- Born: Kateryna Valeriivna Solovykh 8 May 1987 (age 39) Zhovti Vody, Dnipropetrovsk Oblast, Ukrainian SSR, Soviet Union
- Citizenship: Ukraine
- Occupations: Journalist; television presenter; videoblogger;

= Kateryna Soliar =

Ukrainian journalist, television presenter

Kateryna Valeriivna Soliar (Note: According to the official Romanization of Ukrainian language. Also spelled Kateryna Valeriyivna Solyar) (Катерина Валеріївна Соляр, born 8 May 1987) is a Ukrainian journalist, TV presenter, vlogger and radio presenter. Since 2020, she has been working on 24 Kanal, Radio MAXIMUM and Lux FM. She gained some prominence online thanks to statements about the civic position of the singer from Ukraine Svitlana Loboda on the 24 Kanal. during the Russian invasion of Ukraine.

== Biography ==
She graduated from the East European University of Economics and Management.

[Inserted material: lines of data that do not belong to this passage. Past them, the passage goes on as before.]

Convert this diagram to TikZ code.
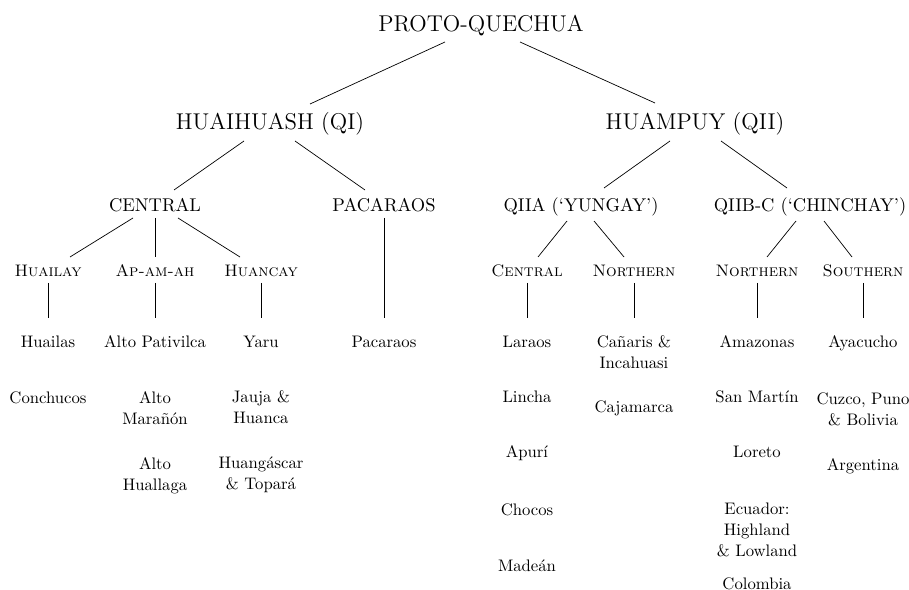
\documentclass[tikz,border=0pt]{standalone}
\usetikzlibrary{calc}
\begin{document}
\begin{tikzpicture}[x=0.02cm,y=-0.02cm,
    toplvl/.style={font=\fontsize{13}{15}\selectfont, inner sep=0pt, anchor=base},
    sublvl/.style={font=\fontsize{10.5}{13}\selectfont, inner sep=0pt, anchor=base},
    sclvl/.style={font=\fontsize{9.5}{12}\selectfont\scshape, inner sep=0pt, anchor=base},
    leaf/.style={font=\fontsize{9.5}{12}\selectfont, inner sep=0pt, anchor=base, align=center}]
    \useasboundingbox (0,0) rectangle (909,590);

    % rows (baselines; multi-line leaves sit on their last line)
    \def\ra{32}
    \def\rb{130}
    \def\rc{212}
    \def\rd{277}
    \def\re{348}

    \node[toplvl] (proto) at (481,\ra) {PROTO-QUECHUA};

    \node[toplvl] (huai) at (270,\rb) {HUAIHUASH (QI)};
    \node[toplvl] (huam) at (695,\rb) {HUAMPUY (QII)};

    \node[sublvl] (central) at (155,\rc) {CENTRAL};
    \node[sublvl] (pacaraos) at (384,\rc) {PACARAOS};
    \node[sublvl] (qiia) at (581,\rc) {QIIA (`YUNGAY')};
    \node[sublvl] (qiib) at (810,\rc) {QIIB-C (`CHINCHAY')};

    \node[sclvl] (huailay) at (48,\rd) {Huailay};
    \node[sclvl] (apamah) at (155,\rd) {Ap-am-ah};
    \node[sclvl] (huancay) at (261,\rd) {Huancay};
    \node[sclvl] (centr) at (527,\rd) {Central};
    \node[sclvl] (northa) at (634,\rd) {Northern};
    \node[sclvl] (northb) at (757,\rd) {Northern};
    \node[sclvl] (south) at (863,\rd) {Southern};

    % leaves
    \node[leaf] (huailas) at (48,\re) {Huailas};
    \node[leaf] (conchucos) at (48,404) {Conchucos};

    \node[leaf] (pativilca) at (155,\re) {Alto Pativilca};
    \node[leaf] (maranon) at (155,425) {Alto\\Marañón};
    \node[leaf] (huallaga) at (155,491) {Alto\\Huallaga};

    \node[leaf] (yaru) at (261,\re) {Yaru};
    \node[leaf] (jauja) at (261,424) {Jauja \&\\Huanca};
    \node[leaf] (huangascar) at (261,490) {Huangáscar\\\& Topará};

    \node[leaf] (pacleaf) at (384,\re) {Pacaraos};

    \node[leaf] (laraos) at (527,\re) {Laraos};
    \node[leaf] (lincha) at (527,403) {Lincha};
    \node[leaf] (apuri) at (527,458) {Apurí};
    \node[leaf] (chocos) at (527,516) {Chocos};
    \node[leaf] (madean) at (527,572) {Madeán};

    \node[leaf] (canaris) at (634,369) {Cañaris \&\\Incahuasi};
    \node[leaf] (cajamarca) at (634,413) {Cajamarca};

    \node[leaf] (amazonas) at (757,\re) {Amazonas};
    \node[leaf] (sanmartin) at (757,403) {San Martín};
    \node[leaf] (loreto) at (757,458) {Loreto};
    \node[leaf] (ecuador) at (757,557) {Ecuador:\\Highland\\\& Lowland};
    \node[leaf] (colombia) at (757,589) {Colombia};

    \node[leaf] (ayacucho) at (863,\re) {Ayacucho};
    \node[leaf] (cuzco) at (863,426) {Cuzco, Puno\\\& Bolivia};
    \node[leaf] (argentina) at (863,471) {Argentina};

    % branches
    \draw ($(proto.base)+(-36,10)$) -- ($(huai.base)+(40,-26)$);
    \draw ($(proto.base)+(39,10)$) -- ($(huam.base)+(-40,-27)$);

    \draw ($(huai.base)+(-26,11)$) -- ($(central.base)+(19,-22)$);
    \draw ($(huai.base)+(25,11)$) -- ($(pacaraos.base)+(-19,-22)$);
    \draw ($(huam.base)+(-25,11)$) -- ($(qiia.base)+(23,-24)$);
    \draw ($(huam.base)+(26,11)$) -- ($(qiib.base)+(-23,-24)$);

    \draw ($(central.base)+(-22,6)$) -- ($(huailay.base)+(22,-20)$);
    \draw ($(central.base)+(0,6)$) -- ($(apamah.base)+(0,-20)$);
    \draw ($(central.base)+(23,6)$) -- ($(huancay.base)+(-21,-20)$);
    \draw ($(pacaraos.base)+(0,6)$) -- ($(pacleaf.base)+(0,-30)$);

    \draw ($(qiia.base)+(-14,9)$) -- ($(centr.base)+(11,-20)$);
    \draw ($(qiia.base)+(13,9)$) -- ($(northa.base)+(-10,-20)$);
    \draw ($(qiib.base)+(-14,9)$) -- ($(northb.base)+(10,-20)$);
    \draw ($(qiib.base)+(14,9)$) -- ($(south.base)+(-11,-20)$);

    \draw ($(huailay.base)+(0,6)$) -- ($(huailas.base)+(0,-30)$);
    \draw ($(apamah.base)+(0,6)$) -- ($(pativilca.base)+(0,-30)$);
    \draw ($(huancay.base)+(0,6)$) -- ($(yaru.base)+(0,-30)$);
    \draw ($(centr.base)+(0,6)$) -- ($(laraos.base)+(0,-30)$);
    \draw ($(northa.base)+(0,6)$) -- ($(canaris.base)+(0,-51)$);
    \draw ($(northb.base)+(0,6)$) -- ($(amazonas.base)+(0,-30)$);
    \draw ($(south.base)+(0,6)$) -- ($(ayacucho.base)+(0,-30)$);
\end{tikzpicture}
\end{document}
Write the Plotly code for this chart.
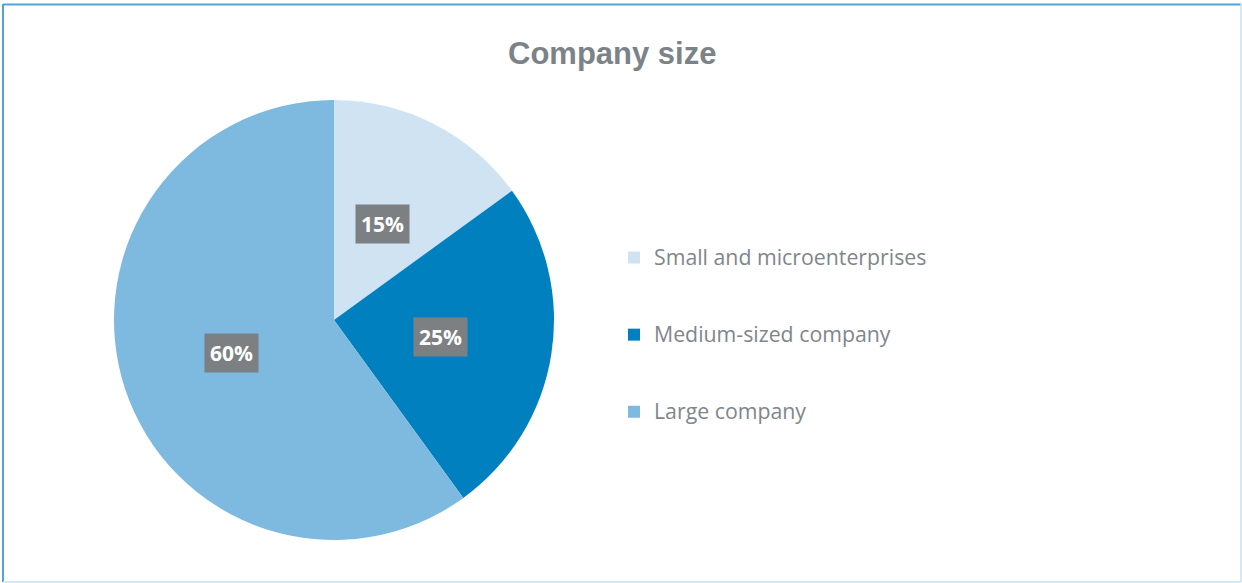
import math
import plotly.graph_objects as go

categories = ["Small and microenterprises", "Medium-sized company", "Large company"]
values = [15, 25, 60]
colors = ["#cfe3f3", "#0080be", "#7eb9df"]
label_texts = ["15%", "25%", "60%"]

W, H = 1242, 583
CX, CY, R = 334, 320, 220  # pie centre and radius in pixels

legend_labels = [" <br><span style='font-size:21.3px'>" + c + "</span><br> " for c in categories]

fig = go.Figure()
fig.add_trace(go.Pie(
    labels=legend_labels,
    values=values,
    sort=False,
    direction="clockwise",
    rotation=0,
    marker=dict(colors=colors, line=dict(width=0)),
    textinfo="none",
    hoverinfo="percent",
    domain=dict(x=[(CX - R) / W, (CX + R) / W], y=[1 - (CY + R) / H, 1 - (CY - R) / H]),
    showlegend=True,
))

# value labels on grey boxes, placed at the middle angle of each slice
total = sum(values)
cum = 0
annotations = []
for v, t in zip(values, label_texts):
    mid = (cum + v / 2) / total * 2 * math.pi
    cum += v
    px = CX + 0.49 * R * math.sin(mid)
    py = CY - 0.49 * R * math.cos(mid)
    annotations.append(dict(
        x=px / W, y=1 - py / H, xref="paper", yref="paper",
        text="<b>" + t + "</b>", showarrow=False,
        font=dict(family="Open Sans", size=21, color="white"),
        bgcolor="#7d8083", borderpad=5,
        xanchor="center", yanchor="middle",
    ))

annotations.append(dict(
    x=612 / W, y=1 - 53 / H, xref="paper", yref="paper",
    text="<b>Company size</b>", showarrow=False,
    font=dict(family="Liberation Sans, Arial", size=31, color="#7b8288"),
    xanchor="center", yanchor="middle",
))

shapes = [
    dict(type="line", xref="paper", yref="paper", x0=3 / W, x1=3 / W, y0=1 - 4 / H, y1=1 - 582 / H,
         line=dict(color="#4ea6d6", width=2)),
    dict(type="line", xref="paper", yref="paper", x0=3 / W, x1=1241 / W, y0=1 - 4.5 / H, y1=1 - 4.5 / H,
         line=dict(color="#4ea6d6", width=2)),
    dict(type="line", xref="paper", yref="paper", x0=1241 / W, x1=1241 / W, y0=1 - 4 / H, y1=1 - 582 / H,
         line=dict(color="#c9e1ec", width=1.5)),
    dict(type="line", xref="paper", yref="paper", x0=3 / W, x1=1241 / W, y0=1 - 582 / H, y1=1 - 582 / H,
         line=dict(color="#c9e1ec", width=1.5)),
]

fig.update_layout(
    width=W, height=H,
    margin=dict(l=0, r=0, t=0, b=0),
    paper_bgcolor="white", plot_bgcolor="white",
    annotations=annotations,
    shapes=shapes,
    legend=dict(
        x=614 / W, y=1 - 335 / H, xanchor="left", yanchor="middle",
        font=dict(family="Open Sans", size=19, color="#7f868c"),
        valign="middle", bgcolor="rgba(0,0,0,0)",
    ),
)

fig.write_html("out.html")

From 2014 to 2015, she worked as a correspondent and radio presenter at Kyiv 98 FM.

From 2015 to 2017, she was a journalist, and later the TV presenter of the morning program "Ranok po-Kyivskyi".

Since 2020, she has been working on 24 Kanal. Host of the author's project "Burning" (Підгорає) and "Such cases" (Такі справи) and also a co-host of the "Cross-examination" (Перехресний допит) program. She has interviewed Oleksii Arestovych, Evgeny Chichvarkin, Kira Rudyk, Mykhailo Podoliak, and Oleksiy Honcharenko.

Signed against the participation of pro-Russian TV announcers in the "United News" telethon.

In addition to working on television, she runs her own YouTube channel.